One day over lunch she mentioned that both parents served in the RCAF. Her mother Jeannie Jenkins was a “Sparks” working in Communications. But it is her father’s name, Ron Jenkins, that is better known in aviation circles. Here’s a photo of him. (All Ron Jenkins photos are courtesy of Deb Nichol).
Ronald Henry Jenkins was born in Calgary, Alberta, on July 8, 1913. His father owned a successful grocery store, which burgeoned into a chain of stores around southern Alberta. Ron grew up and joined the family business.
At the age of 29, Ron enlisted in the Royal Canadian Air Force, graduated as a pilot in October 1943, and was posted overseas. He flew with the 434 Squadron, the Bluenose Squadron out of Yorkshire – first on Wellingtons, then on Halifaxes, and finally on Lancasters.
Ron flew a total of fifteen operations, the last five in a brand new Lancaster with the code WL-O. The crew decided that “their” bomber needed a name and nose art painting. At first they named her “Wee Lady Orchid” for the code letters W-LO. Later they dropped the Wee and she became Lady Orchid.
Pilot Ron Jenkins painted her name in large white letters with a larger red capital L and O. The crew then shared in painting the naked girl riding a bomb while holding two western-style six shooters – a tribute to the Wild West connection of their Calgary pilot.
Ron also painted fifteen white bombs for fifteen completed missions, and one red bomb for an aborted operation. Here’s a photograph of the original nose art, showing a topless Lady Orchid.
In May 1945 victory was declared in Europe and one month later, after flying prisoners of war home to England in Lady Orchid, the crew left for the transatlantic flight home to Canada. For the sake of modesty (and no doubt imagining what their Canadian mothers would say), the crew painted two red maple leaves over the topless girl’s breasts.
Ron flew Lady Orchid back to Canada, landing in Dartmouth, Nova Scotia. He then took the train home to Calgary.
Lady Orchid herself, along with hundreds of other Lancasters, was placed into long-term storage. It wasn’t until two years later that Ron learned that “his” aircraft was being ferried to Penhold, Alberta.
What happened next should be told in his own words. This transcript of a 1975 interview was provided by his daughter Deb. (I thought about titling this piece: “How the heck do you buy a Lancaster?” In Ron’s case, it wasn’t that difficult! Here he explains how it came about:
“Two years later, I learned from a friend that the aircraft I had flown back was being ferried up to Penhold where there was a big station. Of course they knew it was mine, because it had Ron Jenkins painted on the fuselage.
“So I went down to see a gentleman who at that time was head of the Crown Assets Disposal Corporation. And I explained that there was one particular aircraft that was up at Penhold, and it was “my aircraft,” as I termed it. I was the only pilot that ever flew that aircraft other than bringing it out from Dartmouth to Penhold on the ferry mission. If it ultimately came up for sale, I would like to know what happened to it.

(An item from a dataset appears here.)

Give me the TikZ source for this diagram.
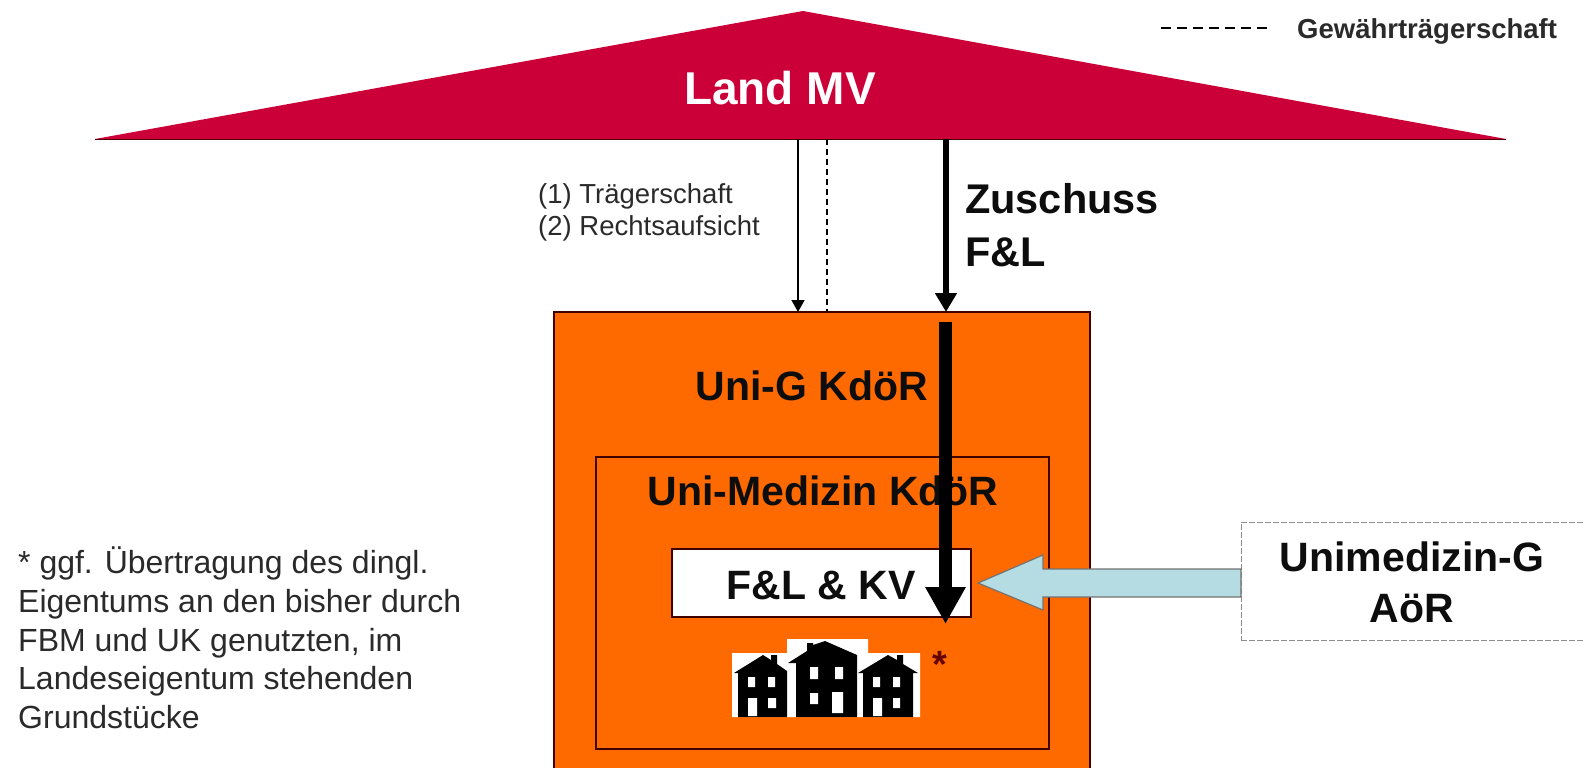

“Somehow or other it captured his imagination and he said: “That would make a very good human interest story. A pilot buys his own aircraft.” And I said, “Yes, but goodness gracious, I can’t afford to buy a Lancaster aircraft. There are four Rolls Royce Merlin engines on it, and the aircraft would have a value, without any armament, without any navigational equipment, without any radar, any of those flying auxiliary features which the air force put in, of about $500,000!”
“Well,” he said, “Let me see what I can do.”
“About two months later, he phoned me and asked me if I would come into his office. So I went down and he said: “I’ve got some good news for you, Jenkins. I think I can sell you this aircraft that you wanted.”
“I said: “Goodness, gracious, the price you will want for it will be prohibitive. I didn’t want to buy it, I just wanted to know what happened to it!”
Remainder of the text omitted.